Scott, I think you missed the point of Chris Pratt’s character. Alex and Suzie spontaneously had sex, she got pregnant and they married. They reacted to their feelings as they happened, whereas Tom and Violet over thought their every move. Love is not a script, it is an emotional reaction. This boring couple keeps waiting for the perfect time to wed, as if there is one, while Alex and Suzie have an unplanned, yet seemingly, happy life.
The real question is, would Tom have been any happier in Michigan had he and Violet been legally wed first? Would that legal document made any difference? The answer is, of course, no. This couple’s real issue has nothing to do with their five year engagement. It is simply that they are each in a place they are not willing to sacrifice for the other, so they sacrificed each other instead.
I was not so put off by the swearing as much as I was the less than clever writing. The entire donut study as symbolism for Violet’s and Tom’s relationship is not as astounding as the writers may have thought. Will people wait for fresh donuts, they may or may not get, or will they simply eat the day old donuts available.
The Five-Year Engagement has a lesson to teach. From Tom’s parents, he learns that there is no perfect spouse, relationship or timing. A relationship is not only sacrifice but making the best out of that sacrifice. Sure, life requires some planning but feelings and emotions do not work on a time table. As Violet says to Tom, “I don’t think that we can figure out all of our problems before we get married and I am pretty sure we’ll have some after but I promise you that I will just love you every step of the way.”

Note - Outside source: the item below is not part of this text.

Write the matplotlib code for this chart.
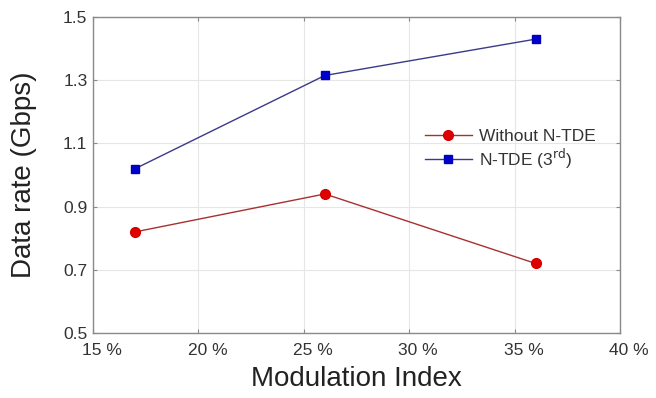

It is a nice enough message of love and reality but as Scott noted, it takes far too long to get to that rather simple point. I like Chris Parnell and Kevin Hart but I agree that they are unnecessary supporting players. A tighter script would have been a benefit but a better depiction of this couples affection for each other would have likewise helped. It takes Tom and Violet five years and us over two hours for them to end up exactly where they started.